Это автопародия на данную книгу. Но это и на самом деле так. От «существенной формы» нет спасения и в обыденной жизни.
Зачем Лев Толстой написал «Войну и мир»? Что он хотел понять, в чем разобраться?
Это, в общем-то, известно. Толстой вернулся с Крымской войны, в которой Россия потерпела поражение. Николай I умер – и в России начиналась новая эпоха, эпоха реформ, так сказать, «перестройка». Смена Николая I Александром II в этом смысле напомнила смену Павла I Александром I («дней Александровых прекрасное начало» – Пушкин). Однако для Толстого внешнее сходство эпох лишь оттеняет глубокое их различие, о чем он с иронией пишет:
«…все старались отыскивать еще новые вопросы, все пытались разрешать их; писали, читали, говорили проекты, всё хотели исправить, уничтожить, переменить, и все россияне, как один человек, находились в неописанном восторге. Состояние, два раза повторившееся для России в XIX столетии: в первый раз, когда в двенадцатом году мы отшлепали Наполеона I, и во второй раз, когда в пятьдесят шестом году нас отшлепал Наполеон III».

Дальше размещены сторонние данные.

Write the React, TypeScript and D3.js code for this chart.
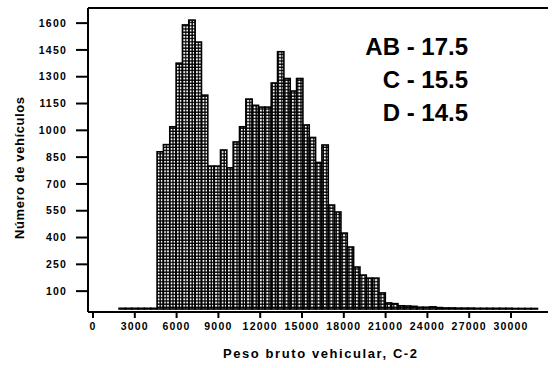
import React from "react";
import * as d3 from "d3";

// Histogram definition (bin start and width)
const firstBin = 1870;
const binWidth = 455;
const counts = [
  4, 4, 4, 4, 4, 4,
  880, 920, 1020, 1376, 1590, 1617, 1494, 1197,
  800, 800, 890, 790, 935, 1020, 1175, 1140, 1130, 1130,
  1265, 1440, 1290, 1220, 1290, 1030, 960, 820, 918,
  582, 543, 425, 347, 235, 190, 173, 173, 90,
  34, 30, 18, 17, 15, 10, 10, 12, 8, 6, 6, 5, 5, 5, 4, 4, 4, 4, 4, 4, 3, 3, 3, 3,
];
const yTicks = [100, 250, 400, 550, 700, 850, 1000, 1150, 1300, 1450, 1600];
const xTicks = [0, 3000, 6000, 9000, 12000, 15000, 18000, 21000, 24000, 27000, 30000];
const notes = ["AB - 17.5", "C - 15.5", "D - 14.5"];
const xTitle = "Peso bruto vehicular, C-2";
const yTitle = "Número de vehículos";

const W = 552;
const H = 368;
const font = "'Liberation Sans', Arial, Helvetica, sans-serif";

export default function App() {
  const x = d3.scaleLinear().domain([0, 30000]).range([93, 511]);
  const y = d3.scaleLinear().domain([0, 1600]).range([309, 309 - 1600 * 0.17867]);
  const left = 88;
  const right = 548;
  const top = 8;
  const bottom = 312;

  return (
    <svg
      width={W}
      height={H}
      style={{ position: "absolute", left: 0, top: 0, background: "#fff" }}
      fontFamily={font}
    >
      <defs>
        <pattern id="grid" patternUnits="userSpaceOnUse" width={3.2} height={3.2}>
          <rect width={3.2} height={3.2} fill="#000" />
          <rect x={0.8} y={0.8} width={1.9} height={1.9} fill="#fff" />
        </pattern>
      </defs>
      <rect width={W} height={H} fill="#fff" />

      {/* bars */}
      {counts.map((c, i) => {
        const x0 = x(firstBin + i * binWidth);
        const x1 = x(firstBin + (i + 1) * binWidth);
        const yt = y(c);
        return (
          <rect
            key={i}
            x={x0}
            y={yt}
            width={x1 - x0}
            height={y(0) - yt}
            fill="url(#grid)"
            stroke="#000"
            strokeWidth={1.6}
          />
        );
      })}

      {/* frame / axes */}
      <line x1={left} x2={right} y1={top} y2={top} stroke="#000" strokeWidth={2} />
      <line x1={left} x2={left} y1={top} y2={bottom} stroke="#000" strokeWidth={2} />
      <line x1={left} x2={right} y1={bottom} y2={bottom} stroke="#000" strokeWidth={2} />

      {yTicks.map((t) => (
        <g key={t}>
          <line x1={76} x2={left} y1={y(t)} y2={y(t)} stroke="#000" strokeWidth={2} />
          <text
            x={67}
            y={y(t)}
            dy="0.35em"
            textAnchor="end"
            fontSize={10.5}
            fontWeight="bold"
            letterSpacing={1.2}
          >
            {t}
          </text>
        </g>
      ))}

      {xTicks.map((t) => (
        <g key={t}>
          <line x1={x(t)} x2={x(t)} y1={bottom} y2={318} stroke="#000" strokeWidth={2} />
          <text
            x={x(t)}
            y={330}
            textAnchor="middle"
            fontSize={10.5}
            fontWeight="bold"
            letterSpacing={1.2}
          >
            {t}
          </text>
        </g>
      ))}

      <text
        x={320}
        y={358}
        textAnchor="middle"
        fontSize={13}
        fontWeight="bold"
        textLength={194}
        lengthAdjust="spacing"
      >
        {xTitle}
      </text>
      <text
        transform="translate(24,168) rotate(-90)"
        textAnchor="middle"
        fontSize={13}
        fontWeight="bold"
        textLength={142}
        lengthAdjust="spacing"
      >
        {yTitle}
      </text>

      {notes.map((n, i) => (
        <text
          key={n}
          x={468}
          y={55 + i * 33}
          textAnchor="end"
          fontSize={24}
          fontWeight="bold"
        >
          {n}
        </text>
      ))}
    </svg>
  );
}
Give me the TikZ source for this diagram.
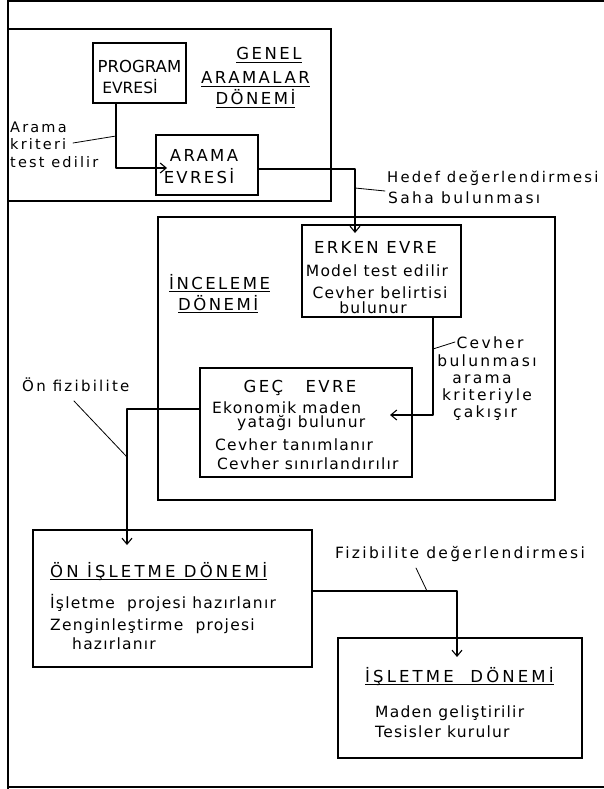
\documentclass[tikz,border=0pt]{standalone}
\usepackage{fontspec}
\setmainfont{DejaVu Sans}
\newfontfamily\handfont{DejaVu Sans}[LetterSpace=8]
\newfontfamily\labelfont{DejaVu Sans}[LetterSpace=15]
\newfontfamily\capsfont{DejaVu Sans}[LetterSpace=14]
\newfontfamily\titlefont{DejaVu Sans}[LetterSpace=15]
\newfontfamily\wtitlefont{DejaVu Sans}[LetterSpace=19]
\usetikzlibrary{arrows.meta}
\newcommand\ulined[1]{\setbox0\hbox{#1}\rlap{\rule[-3pt]{\wd0}{1.3pt}}\box0}
\tikzset{
  box/.style={draw,line width=1.6pt,inner sep=0pt},
  conn/.style={line width=1.1pt,line cap=round,line join=round},
  arr/.style={conn,-{Straight Barb[length=6pt,width=10pt]}},
  body/.style={inner sep=0pt,font=\handfont\fontsize{15.5}{18}\selectfont},
  lbl/.style={inner sep=0pt,font=\labelfont\fontsize{15.5}{18}\selectfont},
  caps/.style={inner sep=0pt,font=\capsfont\fontsize{16.5}{20}\selectfont},
  ttl/.style={inner sep=0pt,font=\titlefont\fontsize{16.5}{20}\selectfont},
  wttl/.style={inner sep=0pt,font=\wtitlefont\fontsize{16.5}{20}\selectfont},
}
\begin{document}
\begin{tikzpicture}[x=1pt,y=-1pt]
  \useasboundingbox (0,0) rectangle (604,789);
  % page frame
  \draw[line width=1.8pt] (8,1) -- (604,1);
  \draw[line width=1.8pt] (8,787) -- (604,787);
  \draw[line width=2.6pt] (8,0) -- (8,789);

  % genel aramalar donemi
  \node[box,minimum width=323,minimum height=172] (genel) at (169.5,115) {};
  \node[box,minimum width=93,minimum height=60] (prog) at (139.5,73) {};
  \node[box,minimum width=102,minimum height=60] (arama) at (207,165) {};
  \node[caps,font=\fontsize{16.5}{20}\selectfont,anchor=base] (progA) at (139.5,73) {PROGRAM};
  \node[caps,font=\fontsize{15.5}{20}\selectfont,anchor=base] (progB) at (130,94) {EVRESİ};
  \node[caps,anchor=base] (aramaA) at (204,161) {ARAMA};
  \node[caps,anchor=base] (aramaB) at (199,183) {EVRESİ};
  \node[ttl,anchor=base] (genA) at (269,60) {\ulined{GENEL}};
  \node[ttl,anchor=base] (genB) at (255.5,84) {\ulined{ARAMALAR}};
  \node[ttl,anchor=base] (genC) at (255.5,105) {\ulined{DÖNEMİ}};
  \node[lbl,font=\labelfont\fontsize{14.5}{17}\selectfont,anchor=base west] (akA) at (10,132) {Arama};
  \node[lbl,font=\labelfont\fontsize{14.5}{17}\selectfont,anchor=base west] (akB) at (10,149) {kriteri};
  \node[lbl,font=\labelfont\fontsize{14.5}{17}\selectfont,anchor=base west] (akC) at (10,167) {test edilir};

  % inceleme donemi
  \node[box,minimum width=397,minimum height=283] (incel) at (356.5,358.5) {};
  \node[box,minimum width=159,minimum height=92] (erken) at (381.5,271) {};
  \node[box,minimum width=212,minimum height=109] (gec) at (306,422.5) {};
  \node[ttl,anchor=base west] (incA) at (169,289) {\ulined{İNCELEME}};
  \node[ttl,anchor=base west] (incB) at (178,310) {\ulined{DÖNEMİ}};
  \node[caps,anchor=base] (erA) at (375.5,253) {ERKEN EVRE};
  \node[body,anchor=base] (erB) at (377,276) {Model test edilir};
  \node[body,anchor=base] (erC) at (380,298) {Cevher belirtisi};
  \node[body,anchor=base] (erD) at (373,313) {bulunur};
  \node[caps,anchor=base] (gcA) at (300,392) {GEÇ\ \ \ EVRE};
  \node[body,anchor=base west] (gcB) at (212,413) {Ekonomik maden};
  \node[body,anchor=base west] (gcC) at (237,427) {yatağı bulunur};
  \node[body,anchor=base west] (gcD) at (215,450) {Cevher tanımlanır};
  \node[body,anchor=base west] (gcE) at (217,469) {Cevher sınırlandırılır};

  % on isletme ve isletme
  \node[box,minimum width=279,minimum height=137] (onis) at (172.5,598.5) {};
  \node[box,minimum width=244,minimum height=120] (isl) at (460,698) {};
  \node[wttl,anchor=base west] (onA) at (50,577) {\ulined{ÖN İŞLETME DÖNEMİ}};
  \node[body,anchor=base west] (onB) at (50,608) {İşletme\ \ projesi hazırlanır};
  \node[body,anchor=base west] (onC) at (50,630) {Zenginleştirme\ \ projesi};
  \node[body,anchor=base west] (onD) at (72,649) {hazırlanır};
  \node[wttl,anchor=base west] (isA) at (365,682) {\ulined{İŞLETME\ \ DÖNEMİ}};
  \node[body,anchor=base west] (isB) at (375,717) {Maden geliştirilir};
  \node[body,anchor=base west] (isC) at (375,737) {Tesisler kurulur};

  % labels on the connectors
  \node[lbl,font=\labelfont\fontsize{14.8}{18}\selectfont,anchor=base west] (hedA) at (387,182) {Hedef değerlendirmesi};
  \node[lbl,anchor=base west] (hedB) at (388,203) {Saha bulunması};
  \node[lbl,anchor=base] (cvA) at (490,348) {Cevher};
  \node[lbl,anchor=base] (cvB) at (487,366) {bulunması};
  \node[lbl,anchor=base] (cvC) at (482,383) {arama};
  \node[lbl,anchor=base] (cvD) at (487,400) {kriteriyle};
  \node[lbl,anchor=base] (cvE) at (485,417) {çakışır};
  \node[lbl,font=\labelfont\fontsize{15}{18}\selectfont,anchor=base west] (onfiz) at (22,391) {Ön fizibilite};
  \node[lbl,anchor=base west] (fiz) at (335,558) {Fizibilite değerlendirmesi};

  % bends, tips and leader ends
  \coordinate (k1) at (116,168);  \coordinate (t1) at (167,168);
  \coordinate (k2) at (355,169);  \coordinate (t2) at (355,233);
  \coordinate (k3) at (433,415);  \coordinate (t3) at (390,415);
  \coordinate (k4) at (127,409);  \coordinate (t4) at (127,545);
  \coordinate (k5) at (457,591);  \coordinate (t5) at (457,657);
  \coordinate (a1) at (116,136);  \coordinate (a2) at (73,143);
  \coordinate (h1) at (355,188);  \coordinate (h2) at (385,191);
  \coordinate (c1) at (433,349);  \coordinate (c2) at (455,342);
  \coordinate (o1) at (127,457);  \coordinate (o2) at (74,401);
  \coordinate (f1) at (427,591);  \coordinate (f2) at (416,568);

  \draw[arr] (prog.south -| k1) -- (k1) -- (t1);
  \draw[arr] (arama.east |- k2) -- (k2) -- (t2);
  \draw[arr] (erken.south -| k3) -- (k3) -- (t3);
  \draw[arr] (gec.west |- k4) -- (k4) -- (t4);
  \draw[arr] (onis.east |- k5) -- (k5) -- (t5);
  \draw[conn,line width=0.8pt] (a1) -- (a2);
  \draw[conn,line width=0.8pt] (h1) -- (h2);
  \draw[conn,line width=0.8pt] (c1) -- (c2);
  \draw[conn,line width=0.8pt] (o1) -- (o2);
  \draw[conn,line width=0.8pt] (f1) -- (f2);
\end{tikzpicture}
\end{document}
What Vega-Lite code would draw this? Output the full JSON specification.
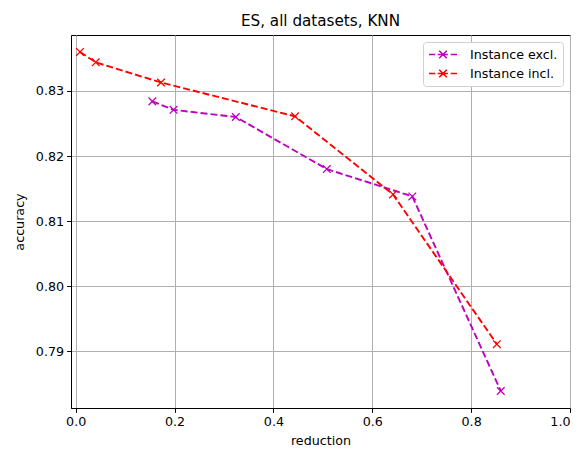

Это отрывок из начала повести «Декабристы», оставшейся наброском. В дальнейшем замысел повести о декабристах разовьется в роман «Война и мир». В повести рассказывается, как декабрист Пьер Безухов (пока еще, правда, без самой этой фамилии) возвращается из сибирской ссылки – с женой Наташей и двумя взрослыми детьми.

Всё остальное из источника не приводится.